Faiblissimes, pour tout dire. Nos écrits, notre art, nos films n'ont jamais arrêté un tank ou tué des terroristes. Sur ce plan-là, notre inefficacité est sans faille. Si la violence, le fanatisme sont des monstres surpuissants, nous sommes effectivement super faibles. Pas de super-héros écrivain ou artiste pour casser la figure aux super-vilains. Mais il y a un proverbe taoïste qui dit : "Le faible gagne toujours." C'est une métaphore de l'eau qui apparemment sans rien faire peut creuser le lit des rivières et faire tomber des montagnes. L'écriture, les arts sont comme cette eau. Ils ne travaillent pas, comme le feu, dans l'instant, mais sur la durée.
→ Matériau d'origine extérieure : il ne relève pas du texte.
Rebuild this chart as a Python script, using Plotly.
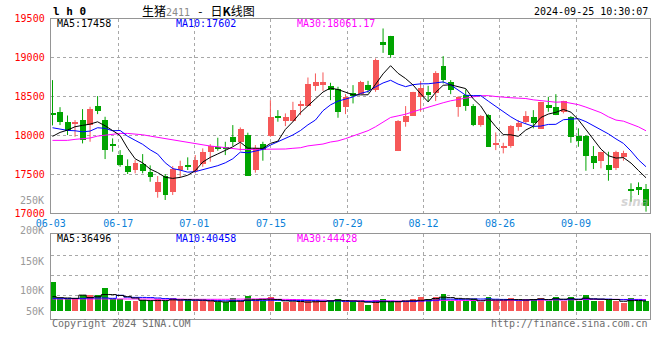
import plotly.graph_objects as go

W, H = 660, 360

# ---------------- data ----------------
opens = [18290, 18311, 18183, 18154, 18209, 18141, 18389, 18209, 17901, 17756,
         17619, 17568, 17641, 17542, 17286, 17491, 17277, 17564, 17632, 17546,
         17641, 17790, 17863, 17863, 17982, 17918, 18017, 17568, 17897, 18004,
         18247, 18196, 18196, 18384, 18388, 18641, 18658, 18645, 18603, 18376,
         18546, 18538, 18654, 18594, 19209, 19277, 17811, 18175, 18260, 18495,
         18559, 18546, 18901, 18696, 18367, 18529, 18388, 18145, 18273, 17888,
         17846, 17867, 18111, 18183, 18247, 18090, 18401, 18376, 18303, 18247,
         18004, 18004, 17747, 17683, 17632, 17590, 17735, 17308, 17350, 17312]
highs = [18709, 18362, 18255, 18196, 18337, 18367, 18504, 18239, 17961, 17811,
         17692, 17683, 17760, 17615, 17478, 17504, 17606, 17675, 17718, 17747,
         17833, 17888, 17970, 17918, 18132, 18102, 18034, 17876, 17918, 18452,
         18324, 18282, 18431, 18444, 18743, 18795, 18808, 18675, 18624, 18529,
         18645, 18700, 18700, 18987, 19372, 19277, 18196, 18376, 18559, 18696,
         18636, 18824, 19017, 18709, 18504, 18590, 18401, 18260, 18273, 18038,
         17905, 18132, 18196, 18311, 18324, 18431, 18495, 18529, 18444, 18247,
         18090, 18004, 17863, 17790, 17790, 17803, 17803, 17385, 17397, 17376]
lows = [18128, 18132, 18004, 17982, 17897, 17918, 18273, 17696, 17790, 17597,
        17504, 17513, 17513, 17405, 17200, 17171, 17235, 17461, 17555, 17513,
        17597, 17662, 17803, 17747, 17863, 17803, 17491, 17521, 17675, 17982,
        18175, 18119, 18175, 18260, 18376, 18572, 18572, 18452, 18226, 18273,
        18410, 18529, 18546, 18559, 19059, 18995, 17799, 18111, 18260, 18303,
        18431, 18440, 18667, 18529, 18239, 18315, 18119, 18111, 17854, 17811,
        17769, 17841, 18059, 18154, 18090, 18090, 18303, 18260, 18282, 17905,
        17854, 17546, 17568, 17577, 17418, 17555, 17675, 17149, 17235, 17021]
closes = [18269, 18175, 18069, 18175, 17953, 18350, 18324, 17816, 17867, 17632,
          17533, 17649, 17555, 17469, 17405, 17235, 17577, 17619, 17606, 17696,
          17790, 17876, 17841, 17833, 17927, 18085, 17491, 17841, 17820, 18247,
          18230, 18247, 18333, 18397, 18667, 18696, 18687, 18590, 18303, 18504,
          18517, 18687, 18594, 18978, 19171, 19042, 18196, 18260, 18559, 18610,
          18525, 18803, 18718, 18590, 18504, 18388, 18145, 18260, 17854, 17914,
          17876, 18132, 18162, 18260, 18162, 18431, 18354, 18273, 18444, 17991,
          17940, 17747, 17649, 17790, 17568, 17790, 17777, 17299, 17308, 17106]
volumes = [81600, 39900, 39900, 39900, 50800, 50800, 50800, 66600, 39900, 39900,
           35800, 34100, 38300, 35800, 39900, 35800, 43300, 38300, 38300, 35800,
           34100, 34100, 31600, 31600, 43300, 35800, 48300, 35800, 35800, 45800,
           31600, 31600, 31600, 31600, 38300, 35800, 35800, 38300, 40800, 32400,
           32400, 32400, 25800, 38300, 40800, 32400, 32400, 35800, 40800, 45800,
           40800, 45800, 53300, 35800, 35800, 35800, 40800, 32400, 45800, 35800,
           35800, 43300, 35800, 40800, 40800, 43300, 35800, 45800, 35800, 45800,
           35800, 50800, 35800, 34100, 40800, 35800, 29100, 43300, 35800, 35800]

# moving-average values before enough bars exist
ma5_head = [17987, 18038, 18068, 18111]
ma10_head = [18098, 18077, 18064, 18059, 18046, 18055, 18098, 18090, 18059]
ma30_head = [17936, 17936, 17936, 17949, 17953, 17966, 17991, 18004, 18017, 18025,
             18025, 18021, 18008, 17991, 17974, 17957, 17940, 17931, 17914, 17888,
             17876, 17863, 17854, 17841, 17824, 17820, 17820, 17820, 17824]
vma5_head = [46600, 44100, 43300, 42400]
vma10_head = [42400, 42400, 42000, 42000, 42400, 43300, 43300, 43300, 42400]
vma30_head = [40800, 40800, 40800, 40800, 40800, 40800, 40800, 40800, 40800, 40800,
              40800, 40800, 40800, 40800, 40400, 40400, 40400, 40400, 40000, 40000,
              40000, 40000, 40000, 40000, 40400, 40400, 40800, 40800, 41200]

x_tick_labels = ['06-03', '06-17', '07-01', '07-15', '07-29', '08-12', '08-26', '09-09']
price_ticks = [17000, 17500, 18000, 18500, 19000, 19500]
vol_grid = [50000, 100000, 150000]
vol_tick_labels = ['250K', '200K', '150K', '100K', '50K']

legend_main = ['MA5:17458', 'MA10:17602', 'MA30:18061.17']
legend_vol = ['MA5:36496', 'MA10:40458', 'MA30:44428']
title_code = '2411'
timestamp = '2024-09-25 10:30:07'

# ---------------- layout constants ----------------
x_tick_pos = [-0.24, 8.76, 18.87, 29.08, 39.27, 49.38, 59.56, 69.68]
vol_label_y = [200.3, 230.8, 261, 290.7, 311]
VOL_FLOOR = 10750
RED = '#f65858'
GREEN = '#00a400'
MONO = 'DejaVu Sans Mono'


def ma(vals, n, head):
    out = list(head)
    for i in range(n - 1, len(vals)):
        out.append(sum(vals[i - n + 1:i + 1]) / n)
    return out


def px(x):
    return x / W


def py(y):
    return 1 - y / H


n = len(closes)
idx = list(range(n))
up = [c >= o for o, c in zip(opens, closes)]

fig = go.Figure()

# candle wicks
for flag, col in ((True, RED), (False, GREEN)):
    wx, wy = [], []
    for i in idx:
        if up[i] == flag:
            wx += [i, i, None]
            wy += [lows[i], highs[i], None]
    fig.add_trace(go.Scatter(x=wx, y=wy, mode='lines', line=dict(color=col, width=1),
                             xaxis='x', yaxis='y', hoverinfo='skip', showlegend=False))

# candle bodies
for flag, col in ((True, RED), (False, GREEN)):
    bx = [i for i in idx if up[i] == flag]
    base = [min(opens[i], closes[i]) for i in bx]
    hgt = [max(abs(closes[i] - opens[i]), 12) for i in bx]
    fig.add_trace(go.Bar(x=bx, y=hgt, base=base, width=0.78, marker=dict(color=col, line=dict(width=0)),
                         xaxis='x', yaxis='y', showlegend=False))

# price MAs
for vals, colr in ((ma(closes, 30, ma30_head), '#ff00ff'),
                   (ma(closes, 10, ma10_head), '#0000ff'),
                   (ma(closes, 5, ma5_head), '#000000')):
    fig.add_trace(go.Scatter(x=idx, y=vals, mode='lines', line=dict(color=colr, width=1),
                             xaxis='x', yaxis='y', showlegend=False))

# volume bars
for flag, col in ((True, RED), (False, GREEN)):
    bx = [i for i in idx if up[i] == flag]
    fig.add_trace(go.Bar(x=bx, y=[volumes[i] - VOL_FLOOR for i in bx], base=VOL_FLOOR, width=0.78,
                         marker=dict(color=col, line=dict(width=0)),
                         xaxis='x2', yaxis='y2', showlegend=False))

for vals, colr in ((ma(volumes, 30, vma30_head), '#ff00ff'),
                   (ma(volumes, 10, vma10_head), '#0000ff'),
                   (ma(volumes, 5, vma5_head), '#000000')):
    fig.add_trace(go.Scatter(x=idx, y=vals, mode='lines', line=dict(color=colr, width=1, shape='hvh'),
                             xaxis='x2', yaxis='y2', showlegend=False))

xdom = [px(50.7), px(650)]
xrange_ = [-0.24, 79.53]
grid = dict(showgrid=True, gridcolor='#a8a8a8', griddash='dot', gridwidth=1)
border = dict(showline=True, mirror=True, linecolor='#959595', linewidth=1, zeroline=False,
              automargin=False)

fig.update_layout(
    width=W, height=H, margin=dict(l=0, r=0, t=0, b=0, autoexpand=False),
    paper_bgcolor='white', plot_bgcolor='white', barmode='overlay', bargap=0,
    xaxis=dict(domain=xdom, range=xrange_, tickvals=x_tick_pos, ticktext=x_tick_labels,
               tickfont=dict(family=MONO, size=10, color='#0a7fd8'), ticks='outside', ticklen=1,
               tickcolor='rgba(0,0,0,0)', anchor='y', **grid, **border),
    yaxis=dict(domain=[py(213.3), py(18.5)], range=[17000, 19500], tickvals=price_ticks,
               ticktext=[str(v) for v in price_ticks],
               tickfont=dict(family=MONO, size=10, color='#ff0000'), ticks='outside', ticklen=3,
               tickcolor='rgba(0,0,0,0)', anchor='x', **grid, **border),
    xaxis2=dict(domain=xdom, range=xrange_, tickvals=x_tick_pos, showticklabels=False,
                anchor='y2', matches='x', **grid, **border),
    yaxis2=dict(domain=[py(319.3), py(234.3)], range=[-10000, 202500], tickvals=vol_grid,
                showticklabels=False, anchor='x2', **grid, **border),
)

ann = []
ann.append(dict(x=px(51), y=py(11.5), text='<b>l h 0</b>', xanchor='left', yanchor='middle',
                font=dict(family=MONO, size=11, color='#000')))
ann.append(dict(x=px(140), y=py(10.5),
                text=('生猪<span style="font-family:DejaVu Sans Mono;font-size:10px;color:#8a8a8a">'
                      + title_code + '</span>&nbsp;&nbsp;&nbsp;-&nbsp;&nbsp;&nbsp;日<b>K</b>线图'),
                xanchor='left', yanchor='middle', font=dict(family='Noto Sans CJK SC', size=12, color='#000')))
ann.append(dict(x=px(650), y=py(12), text=timestamp, xanchor='right', yanchor='middle',
                font=dict(family=MONO, size=10, color='#000')))
for txt, xx, colr in zip(legend_main, (55, 174.3, 295), ('#000000', '#0000ff', '#ff00ff')):
    ann.append(dict(x=px(xx), y=py(24), text=txt, xanchor='left', yanchor='middle',
                    font=dict(family=MONO, size=10, color=colr)))
for txt, xx, colr in zip(legend_vol, (55, 174.3, 295), ('#000000', '#0000ff', '#ff00ff')):
    ann.append(dict(x=px(xx), y=py(238.5), text=txt, xanchor='left', yanchor='middle',
                    font=dict(family=MONO, size=10, color=colr)))
for txt, yy in zip(vol_tick_labels, vol_label_y):
    ann.append(dict(x=px(46), y=py(yy), text=txt, xanchor='right', yanchor='middle',
                    font=dict(family=MONO, size=10, color='#9a9a9a')))
ann.append(dict(x=px(50), y=py(323.5), text='Copyright 2024 SINA.COM', xanchor='left', yanchor='middle',
                font=dict(family=MONO, size=10, color='#6e6e6e')))
ann.append(dict(x=px(650), y=py(323.5), text='http://finance.sina.com.cn', xanchor='right', yanchor='middle',
                font=dict(family=MONO, size=10, color='#6e6e6e')))
ann.append(dict(x=px(651), y=py(202), text='<b><i>sina</i></b>', xanchor='right', yanchor='middle',
                font=dict(family='DejaVu Sans', size=12, color='rgba(170,170,170,0.5)')))
for a in ann:
    a.update(xref='paper', yref='paper', showarrow=False)
fig.update_layout(annotations=ann)

fig.write_html('out.html', config={'displayModeBar': False},
               post_script="document.body.style.margin='0';document.body.style.overflow='hidden';")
Chaque livre, chaque œuvre est comme une petite vaguelette qui va s'attaquer à l'ignorance et à la violence. Le pouvoir secret de cette vaguelette? Elle est immortelle. Elle a le temps pour elle. Elle a tout le temps pour elle. Et elle n'est pas seule, alors que les foyers qui brûlent un peu partout sont en réalité isolés. De ces vaguelettes,  il y en a des dizaines, des centaines, des milliers, qui heure après heure, jour après jour, année après année, cernent et éteignent ces feux de haine. Alors oui, nous sommes faibles, nous, les intellectuels, mais c’est aussi notre plus grande force. Et il nous faut reprendre l’écriture, la création et la réflexion pour nourrir cet océan immense que l’on appelle culture, et qui est la rouille du fanatisme et de la violence.